OK, OK…now that genetics is out as a cultural crutch for obesity, here goes something to quickly take its place.  Get this: Childhood obesity might be linked to the common cold virus.  Yes, yes, the common cold.  Not lifestyle behaviors, but a virus.  How’s that for quick thinking?

A recent study to be published in the September 20 issue of Pediatrics showed that some children infected by adenovirus 36 (AD36), which causes the common cold and slight gastrointestinal upset, were an average of 50 pounds heavier than children who hadn’t been infected by this particular strain.  The study, small and rife with coincidences, is the latest in “take-the-blame-off-the-patient” obesity hypotheses.

The study looked at 124 children between the ages of 8-18, with more than 50% (67 total) considered obese based on body-mass measurements for their age and gender, and found that nearly one in four obese children had been infected with AD36, compared to only 7% of non-obese children.  In total, the numbers are 15 and 4 respectively–this makes a study?  Further, within the entire group of obese children, those who were AD36-positive weighed about 35 pounds more than obese children who hadn’t been infected with AD36.

I repeat, this makes a study?  Now granted, the authors do not claim to have proof, but I laugh at the absurdity of the notion from the start.  Why not study the link between biting one’s fingernails and developing hemorrhoids?  Seriously.

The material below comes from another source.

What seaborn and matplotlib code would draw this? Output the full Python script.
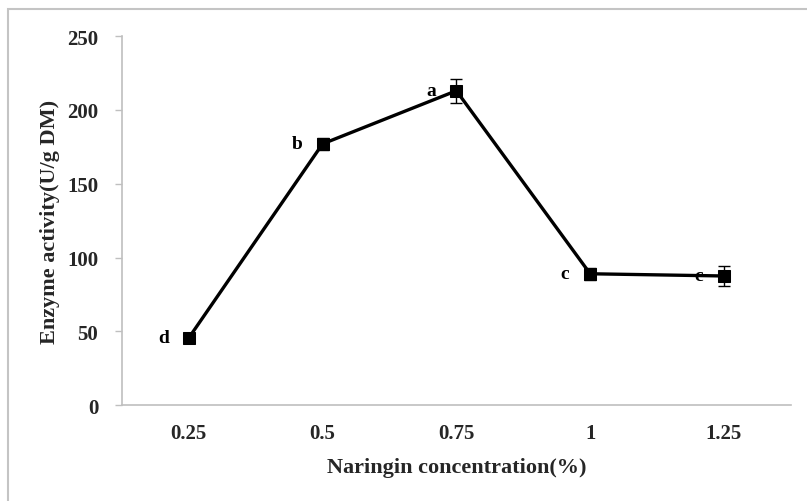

OK, I get the rationale, but come on!  Whether or not a child has been infected with adenovirus does not remove the necessity to watch the diet and to be active, plain and simple.

But we musn’t blame people. Why the hell not?  Why perpetuate the ultimate problem: the lack of knowledge, understanding, discipline and responsibility?  Here’s why.  Hypotheses lead to further studies, connections lead to rationales, and rationales lead to drug and vaccine development–think anti-depressants.  New drugs for epidemics means a shipload of money.  The public gets a new wonder drug, doctors get more business, and government gets to look like it supports the public health by endorsing poppycock.

So the rest of us get a good five years of having to hear how people are fat because they’d at one time caught a cold; a particular cold; a fat cold.  And we get to pay even more for their health care, because it’s not their fault and everyone should be entitled to be an ignorant, irresponsible and undisciplined glutton.  We support you…literally.

Now before I get accused of being insensitive to obese people, remember, I’m the first to say be whatever you want to be.  I have nothing against obesity, ignorance, irresponsibility or a lack of discipline, because I know that everyone has these same characteristics somewhere in their lives.  In fact, I have said in this very blog and in my health articles that I am more an advocate for people loving who they are as they are, even if obese, as long as if they want to change, they take the responsibility to do so on their own.  No BS, no excuses, just take the leap and accept the glory and the blame.

But I do not support removing personal responsibility from one’s physical health and well-being; and I definitely do not support the use of so-called science to find further reason to move the blame away from the individual.  To answer one of the study’s authors, who thinks we should “move away from assigning blame, and broaden the way we think about obesity,” I say, it help much less to give people another crutch to simply rationalize reality: It takes hard work and a drastic change in lifestyle to lose weight and keep it off.  You’ve got to cut the sodas, work out, and keep the overeating in check.

Trying to pass off the notion that obesity is somehow caused by exposure to the common cold is irresponsible, and in my mind, an obvious attempt at creating the next blockbuster drug.  It’s a free market, yes–but will it change the world’s obesity profile?  Fat chance.